- _WRITTEN PROBLEM_: Repeat every line of the data exactly, but not the pictures.

- _PROVIDED DATA_:
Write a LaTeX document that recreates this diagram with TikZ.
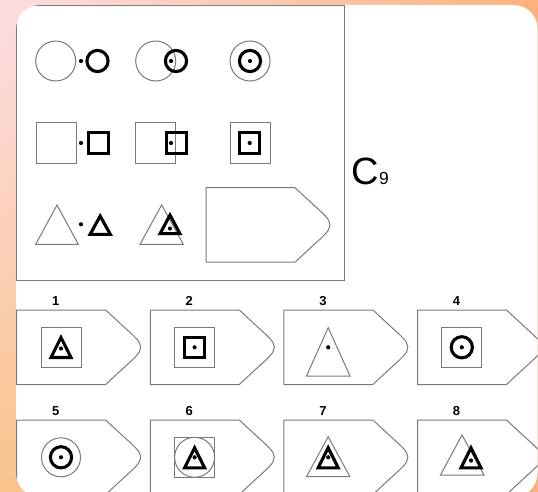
\documentclass[tikz,border=0pt]{standalone}
\usepackage{fontspec}
\setsansfont{Liberation Sans}
\usetikzlibrary{positioning, shadings}
\definecolor{cgrey}{HTML}{7A7A7A}
\definecolor{cpink}{HTML}{FCDDE3}
\definecolor{corange}{HTML}{FBB27C}
\definecolor{cpeach}{HTML}{F9C48A}
\tikzset{
  faint/.style={draw=cgrey, line width=1pt},
  heavy/.style={draw=black, line width=3.1pt, line join=miter},
  dot/.style={fill=black},
  num/.style={font=\sffamily\bfseries\fontsize{13}{13}\selectfont, inner sep=0pt},
  tag/.pic={
    \draw[faint] (0,0) -- (89,0) -- (103,13) .. controls (117,26) and (124,31) .. (124,37.25)
      .. controls (124,43.5) and (117,48.5) .. (103,61.5) -- (89,74.5) -- (0,74.5) -- cycle;
  },
}

\begin{document}
\begin{tikzpicture}[x=1pt, y=-1pt]
  \useasboundingbox (0,0) rectangle (538,492);
  \shade[upper left=cpink, upper right=corange, lower left=cpeach, lower right=corange] (0,0) rectangle (538,492);
  \fill[white, rounded corners=24pt] (16,5) rectangle (537.5,497);
  \begin{scope}
  \clip[rounded corners=24pt] (16,5) rectangle (537.5,497);
  % the matrix
  \draw[faint] (16.5,5.5) rectangle (344.7,280);
  \draw[faint] (55.7,61) circle (20);
  \fill[dot] (81,61) circle (2.1);
  \draw[heavy] (97.5,61) circle (10.6);
  \draw[faint] (155.7,61) circle (20);
  \draw[heavy] (176,61) circle (10.6);
  \fill[dot] (171,61) circle (2.1);
  \draw[faint] (250,61) circle (20);
  \draw[heavy] (250,61) circle (10.6);
  \fill[dot] (250,61) circle (2.1);
  \draw[faint] (36,123) rectangle (76,163);
  \fill[dot] (81,143) circle (2.1);
  \draw[heavy] (88.5,132.8) rectangle (108.9,153.2);
  \draw[faint] (135.3,123) rectangle (175.3,163);
  \draw[heavy] (166.1,132.8) rectangle (186.5,153.2);
  \fill[dot] (171,143) circle (2.1);
  \draw[faint] (230,123) rectangle (270,163);
  \draw[heavy] (239.5,132.8) rectangle (259.9,153.2);
  \fill[dot] (249.7,143) circle (2.1);
  \draw[faint] (57,205) -- (78.3,244.3) -- (35.7,244.3) -- cycle;
  \fill[dot] (81,224.3) circle (2.1);
  \draw[heavy] (100.2,216.1) -- (110.3,234.3) -- (90.1,234.3) -- cycle;
  \draw[faint] (161.7,205) -- (183.3,244.3) -- (140,244.3) -- cycle;
  \draw[heavy] (170,215.1) -- (179.9,233.6) -- (160.1,233.6) -- cycle;
  \fill[dot] (170,228.5) circle (2.1);
  \pic at (206,187.7) {tag};
  \node[anchor=base west, inner sep=0pt, font=\sffamily\fontsize{38}{38}\selectfont] (cnine) at (351.5,184.3) {C\fontsize{17.5}{17.5}\selectfont 9};
  % the answers
  \pic at (16.7,310) {tag};
  \pic at (150.3,310) {tag};
  \pic at (283.9,310) {tag};
  \pic at (417.5,310) {tag};
  \pic at (16.7,420) {tag};
  \pic at (150.3,420) {tag};
  \pic at (283.9,420) {tag};
  \pic at (417.5,420) {tag};
  \node[num] (n1) at (55.7,301) {1};
  \node[num] (n2) at (189.3,301) {2};
  \node[num] (n3) at (322.9,301) {3};
  \node[num] (n4) at (456.5,301) {4};
  \node[num] (n5) at (55.7,411) {5};
  \node[num] (n6) at (189.3,411) {6};
  \node[num] (n7) at (322.9,411) {7};
  \node[num] (n8) at (456.5,411) {8};
  % 1
  \draw[faint] (41,327.3) rectangle (81,367.3);
  \draw[heavy] (61,337.5) -- (71,357.5) -- (51,357.5) -- cycle;
  \fill[dot] (61,348.5) circle (2.1);
  % 2
  \draw[faint] (174.6,327.3) rectangle (214.6,367.3);
  \draw[heavy] (184.4,337.1) rectangle (204.8,357.5);
  \fill[dot] (194.6,347.3) circle (2.1);
  % 3
  \draw[faint] (328.2,327.7) -- (350,376) -- (306.5,376) -- cycle;
  \fill[dot] (328.2,347.3) circle (2.1);
  % 4
  \draw[faint] (441.8,327.3) rectangle (481.8,367.3);
  \draw[heavy] (461.8,347.3) circle (10.6);
  \fill[dot] (461.8,347.3) circle (2.1);
  % 5
  \draw[faint] (61,457.3) circle (19.5);
  \draw[heavy] (61,457.3) circle (10.6);
  \fill[dot] (61,457.3) circle (2.1);
  % 6
  \draw[faint] (174.6,437.3) rectangle (214.6,477.3);
  \draw[faint] (194.6,457.3) circle (20);
  \draw[heavy] (194.6,447.8) -- (204.6,467.8) -- (184.6,467.8) -- cycle;
  \fill[dot] (194.6,457.3) circle (2.1);
  % 7
  \draw[faint] (328.2,436.7) -- (349.9,476.7) -- (306.5,476.7) -- cycle;
  \draw[heavy] (328.2,447.8) -- (338.2,467.8) -- (318.2,467.8) -- cycle;
  \fill[dot] (328.2,457.3) circle (2.1);
  % 8
  \draw[faint] (462,435) -- (484,475) -- (440.5,475) -- cycle;
  \draw[heavy] (471,447.8) -- (481,467.8) -- (461,467.8) -- cycle;
  \fill[dot] (471,460.5) circle (2.1);
  \end{scope}
\end{tikzpicture}
\end{document}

- _RESULT OF THIS EXERCISE_:
Write a LaTeX document that recreates this diagram with TikZ.
\documentclass[tikz,border=0pt]{standalone}
\usepackage{fontspec}
\setsansfont{Liberation Sans}
\usetikzlibrary{positioning, shadings}
\definecolor{cgrey}{HTML}{7A7A7A}
\definecolor{cpink}{HTML}{FCDDE3}
\definecolor{corange}{HTML}{FBB27C}
\definecolor{cpeach}{HTML}{F9C48A}
\tikzset{
  faint/.style={draw=cgrey, line width=1pt},
  heavy/.style={draw=black, line width=3.1pt, line join=miter},
  dot/.style={fill=black},
  num/.style={font=\sffamily\bfseries\fontsize{13}{13}\selectfont, inner sep=0pt},
  tag/.pic={
    \draw[faint] (0,0) -- (89,0) -- (103,13) .. controls (117,26) and (124,31) .. (124,37.25)
      .. controls (124,43.5) and (117,48.5) .. (103,61.5) -- (89,74.5) -- (0,74.5) -- cycle;
  },
}

\begin{document}
\begin{tikzpicture}[x=1pt, y=-1pt]
  \useasboundingbox (0,0) rectangle (538,492);
  \shade[upper left=cpink, upper right=corange, lower left=cpeach, lower right=corange] (0,0) rectangle (538,492);
  \fill[white, rounded corners=24pt] (16,5) rectangle (537.5,497);
  \begin{scope}
  \clip[rounded corners=24pt] (16,5) rectangle (537.5,497);
  % the matrix
  \draw[faint] (16.5,5.5) rectangle (344.7,280);
  \draw[faint] (55.7,61) circle (20);
  \fill[dot] (81,61) circle (2.1);
  \draw[heavy] (97.5,61) circle (10.6);
  \draw[faint] (155.7,61) circle (20);
  \draw[heavy] (176,61) circle (10.6);
  \fill[dot] (171,61) circle (2.1);
  \draw[faint] (250,61) circle (20);
  \draw[heavy] (250,61) circle (10.6);
  \fill[dot] (250,61) circle (2.1);
  \draw[faint] (36,123) rectangle (76,163);
  \fill[dot] (81,143) circle (2.1);
  \draw[heavy] (88.5,132.8) rectangle (108.9,153.2);
  \draw[faint] (135.3,123) rectangle (175.3,163);
  \draw[heavy] (166.1,132.8) rectangle (186.5,153.2);
  \fill[dot] (171,143) circle (2.1);
  \draw[faint] (230,123) rectangle (270,163);
  \draw[heavy] (239.5,132.8) rectangle (259.9,153.2);
  \fill[dot] (249.7,143) circle (2.1);
  \draw[faint] (57,205) -- (78.3,244.3) -- (35.7,244.3) -- cycle;
  \fill[dot] (81,224.3) circle (2.1);
  \draw[heavy] (100.2,216.1) -- (110.3,234.3) -- (90.1,234.3) -- cycle;
  \draw[faint] (161.7,205) -- (183.3,244.3) -- (140,244.3) -- cycle;
  \draw[heavy] (170,215.1) -- (179.9,233.6) -- (160.1,233.6) -- cycle;
  \fill[dot] (170,228.5) circle (2.1);
  \pic at (206,187.7) {tag};
  \node[anchor=base west, inner sep=0pt, font=\sffamily\fontsize{38}{38}\selectfont] (cnine) at (351.5,184.3) {C\fontsize{17.5}{17.5}\selectfont 9};
  % the answers
  \pic at (16.7,310) {tag};
  \pic at (150.3,310) {tag};
  \pic at (283.9,310) {tag};
  \pic at (417.5,310) {tag};
  \pic at (16.7,420) {tag};
  \pic at (150.3,420) {tag};
  \pic at (283.9,420) {tag};
  \pic at (417.5,420) {tag};
  \node[num] (n1) at (55.7,301) {1};
  \node[num] (n2) at (189.3,301) {2};
  \node[num] (n3) at (322.9,301) {3};
  \node[num] (n4) at (456.5,301) {4};
  \node[num] (n5) at (55.7,411) {5};
  \node[num] (n6) at (189.3,411) {6};
  \node[num] (n7) at (322.9,411) {7};
  \node[num] (n8) at (456.5,411) {8};
  % 1
  \draw[faint] (41,327.3) rectangle (81,367.3);
  \draw[heavy] (61,337.5) -- (71,357.5) -- (51,357.5) -- cycle;
  \fill[dot] (61,348.5) circle (2.1);
  % 2
  \draw[faint] (174.6,327.3) rectangle (214.6,367.3);
  \draw[heavy] (184.4,337.1) rectangle (204.8,357.5);
  \fill[dot] (194.6,347.3) circle (2.1);
  % 3
  \draw[faint] (328.2,327.7) -- (350,376) -- (306.5,376) -- cycle;
  \fill[dot] (328.2,347.3) circle (2.1);
  % 4
  \draw[faint] (441.8,327.3) rectangle (481.8,367.3);
  \draw[heavy] (461.8,347.3) circle (10.6);
  \fill[dot] (461.8,347.3) circle (2.1);
  % 5
  \draw[faint] (61,457.3) circle (19.5);
  \draw[heavy] (61,457.3) circle (10.6);
  \fill[dot] (61,457.3) circle (2.1);
  % 6
  \draw[faint] (174.6,437.3) rectangle (214.6,477.3);
  \draw[faint] (194.6,457.3) circle (20);
  \draw[heavy] (194.6,447.8) -- (204.6,467.8) -- (184.6,467.8) -- cycle;
  \fill[dot] (194.6,457.3) circle (2.1);
  % 7
  \draw[faint] (328.2,436.7) -- (349.9,476.7) -- (306.5,476.7) -- cycle;
  \draw[heavy] (328.2,447.8) -- (338.2,467.8) -- (318.2,467.8) -- cycle;
  \fill[dot] (328.2,457.3) circle (2.1);
  % 8
  \draw[faint] (462,435) -- (484,475) -- (440.5,475) -- cycle;
  \draw[heavy] (471,447.8) -- (481,467.8) -- (461,467.8) -- cycle;
  \fill[dot] (471,460.5) circle (2.1);
  \end{scope}
\end{tikzpicture}
\end{document}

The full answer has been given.